One example comes from Idaho, where an effort started in 2017 to reform the state’s net metering rates by setting separate import and export rates and balancing them on customer’s bills at the end of the month.

In a regulatory filing in May, Connie Aschenbrenner, rate design senior manager for utility Idaho Power, said that as solar application grows, the concerns that “the likelihood that some of the cost of serving net metering customers will be subsidized by other customers” have been “greatly exacerbated by the rapid increase in on-site generation customers.”

But only 2 percent of state residences have solar and with low electricity rates, the net metering payments don’t offer much incentive, said Brad Heusinkveld, energy policy associate at the Idaho Conservation League.

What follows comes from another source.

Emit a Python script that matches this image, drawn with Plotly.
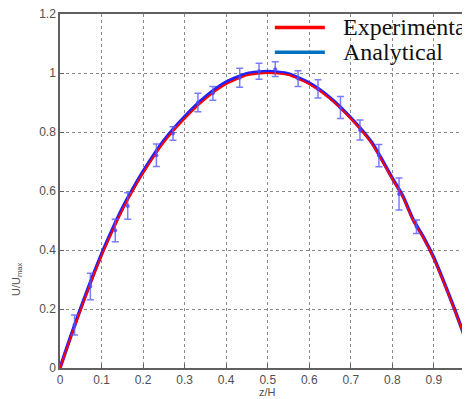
import plotly.graph_objects as go

# Experimental curve (red)
z_exp = [0, 0.025, 0.05, 0.075, 0.1, 0.125, 0.15, 0.175, 0.2, 0.25, 0.3, 0.35, 0.4, 0.45, 0.5,
         0.55, 0.6, 0.65, 0.7, 0.75, 0.8, 0.825, 0.85, 0.875, 0.9, 0.925, 0.95, 0.975, 1.0]
u_exp = [0, 0.10, 0.198, 0.292, 0.38, 0.46, 0.535, 0.60, 0.66, 0.765, 0.845, 0.912, 0.962, 0.992, 1.0,
         0.993, 0.962, 0.913, 0.845, 0.762, 0.64, 0.58, 0.50, 0.44, 0.37, 0.285, 0.195, 0.10, 0.0]
# Analytical curve (blue)
z_ana = [0, 0.025, 0.05, 0.075, 0.1, 0.125, 0.15, 0.175, 0.2, 0.25, 0.3, 0.35, 0.4, 0.45, 0.5,
         0.55, 0.6, 0.65, 0.7, 0.75, 0.8, 0.825, 0.85, 0.875, 0.9, 0.925, 0.95, 0.975, 1.0]
u_ana = [0, 0.104, 0.203, 0.297, 0.386, 0.466, 0.541, 0.606, 0.666, 0.771, 0.852, 0.919, 0.969, 0.998, 1.005,
         0.997, 0.966, 0.916, 0.848, 0.765, 0.643, 0.583, 0.503, 0.443, 0.373, 0.288, 0.198, 0.102, 0.0]
# Measured points with error bars
z_pts = [0.035, 0.073, 0.133, 0.163, 0.232, 0.272, 0.332, 0.368, 0.4325,
         0.479, 0.518, 0.573, 0.621, 0.675, 0.722, 0.7675, 0.816, 0.858]
u_pts = [0.146, 0.276, 0.466, 0.549, 0.721, 0.795, 0.900, 0.931, 0.984,
         1.006, 1.013, 0.981, 0.946, 0.883, 0.807, 0.720, 0.590, 0.479]
u_err = [0.034, 0.045, 0.038, 0.045, 0.038, 0.023, 0.031, 0.023, 0.032,
         0.027, 0.025, 0.027, 0.031, 0.037, 0.034, 0.038, 0.054, 0.023]

x_ticks = [0, 0.1, 0.2, 0.3, 0.4, 0.5, 0.6, 0.7, 0.8, 0.9]
x_labels = ["0", "0.1", "0.2", "0.3", "0.4", "0.5", "0.6", "0.7", "0.8", "0.9"]
y_ticks = [0, 0.2, 0.4, 0.6, 0.8, 1.0, 1.2]
y_labels = ["0", "0.2", "0.4", "0.6", "0.8", "1", "1.2"]

legend_names = ["Experimental", "Analytical"]

fig = go.Figure()
fig.add_trace(go.Scatter(x=z_ana, y=u_ana, mode="lines", line_shape="spline",
                         line=dict(color="#2222ff", width=3.5, smoothing=0.6), showlegend=False))
fig.add_trace(go.Scatter(x=z_exp, y=u_exp, mode="lines", line_shape="spline",
                         line=dict(color="#ff0000", width=2, smoothing=0.6), showlegend=False))
fig.add_trace(go.Scatter(x=z_pts, y=u_pts, mode="markers",
                         marker=dict(color="rgba(70,70,255,0.8)", size=4),
                         error_y=dict(type="data", array=u_err, color="rgba(90,90,255,0.8)",
                                      thickness=1.5, width=3.5),
                         showlegend=False))

tickfont = dict(family="Liberation Sans, Arial", size=12, color="#505050")
fig.update_xaxes(range=[0, 0.9868], tickvals=x_ticks, ticktext=x_labels,
                 showgrid=True, gridcolor="#8a8a8a", griddash="dot", gridwidth=1,
                 showline=True, linecolor="#606060", linewidth=1.5, mirror=True,
                 ticks="inside", ticklen=4, tickcolor="#606060",
                 zeroline=False, tickfont=tickfont, automargin=False,
                 ticklabeloverflow="allow")
fig.update_yaxes(range=[0, 1.2], tickvals=y_ticks, ticktext=y_labels,
                 showgrid=True, gridcolor="#8a8a8a", griddash="dot", gridwidth=1,
                 showline=True, linecolor="#606060", linewidth=1.5, mirror=False,
                 ticks="inside", ticklen=4, tickcolor="#606060",
                 zeroline=False, tickfont=tickfont, automargin=False,
                 ticklabeloverflow="allow")

axis_title_font = dict(family="Liberation Sans, Arial", size=11, color="#505050")
# axis titles
fig.add_annotation(text="U/U<sub>max</sub>", xref="paper", yref="paper",
                   x=-0.106, y=0.25, textangle=-90, showarrow=False,
                   xanchor="center", yanchor="middle", font=axis_title_font)
fig.add_annotation(text="z/H", xref="paper", yref="paper",
                   x=0.505, y=-0.068, showarrow=False,
                   xanchor="center", yanchor="middle", font=axis_title_font)

# legend replica
leg_colors = ["#ff0000", "#0070c0"]
leg_y = [0.962, 0.892]
for name, col, yy in zip(legend_names, leg_colors, leg_y):
    fig.add_shape(type="line", xref="paper", yref="paper", x0=0.524, x1=0.646,
                  y0=yy, y1=yy, line=dict(color=col, width=3.5))
    fig.add_annotation(text=name, xref="paper", yref="paper", x=0.685, y=yy,
                       xanchor="left", yanchor="middle", showarrow=False,
                       font=dict(family="Liberation Serif, Times New Roman", size=24, color="#111111"))

# page body has an 8px margin, so the figure is sized/offset to compensate
fig.update_layout(width=462, height=391, autosize=False,
                  margin=dict(l=52, r=0, t=6, b=31),
                  paper_bgcolor="white", plot_bgcolor="white")
fig.write_html("out.html")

“If there’s a cost shift, it’s really minor,” Heusinkveld said. “Why not allow the industry to develop, get its feet on the ground and wait until those big cost shifts start to manifest?”

Changing technology

Still, discussions are continuing across the country. In Colorado, conversations started last year, when utility cooperative Holy Cross Energy proposed changing its rate structure that would lower solar compensation by having customers pay a “delivery charge” that would help pay for future operations.

When the Colorado Solar and Storage Association threatened a lawsuit, the governor’s office intervened and convened meetings to look at statewide policy reform.

Mike Kruger, the group’s CEO, said the industry is eager to discuss ways to make net metering work for utilities and whether policy could be designed to shift time of use or fit in with other state clean energy goals. But with just 7 percent of Colorado homes installing rooftop solar right now, Kruger said any change has to be gradually incorporated.

“We’re not dumb — we recognize that change has to be coming. The question is what it looks like and where it goes,” Kruger said. “The industry is just not totally sure that the utilities who are crying ‘uncle’ are at a point where that’s really the case.”

Other states, like Wisconsin, have open rulemakings to reconsider net metering policies. Florida could revive legislation in a future legislative session.

On the flip side, New Hampshire seems likely to continue with its existing policy after the state’s three major utilities submitted joint testimony saying they supported the current repayment rate of 75 percent of the full retail price.

More advanced ways of thinking about the grid, as well as technology that gives customers more control over electricity use, are also changing the dynamics.

Sunrun, the largest solar installer in California, is seeing an uptake in storage purchases after the state’s new rules took effect, with 80 percent of solar projects now coming with batteries.

“The more solar and storage systems we can put on the grid, the more smart, controllable load there will be,” said Sunrun spokesperson Bart Jackson in an email. “These systems also help us meet California’s clean energy goals and reduce our dependence on harmful, polluting power plants, especially in low- and moderate-income areas.”

And a more advanced net metering policy could benefit smart meters and virtual power plant systems that merge multiple solar and battery owners in a coordinated unit. Sonnen, the German company now active in the United States, has embraced net metering changes by offering a smart battery that unleashes power at the most economical times.

Blake Richetta, Sonnen’s CEO, said that aligning Sonnen’s batteries does more than just offer maximum value to its customers. It also shows how distributed resources like solar and storage can play a bigger role in powering the grid without new generation.

“A real, authentic energy transition, a blueprint to actually replace power plants, exists,” Richetta said.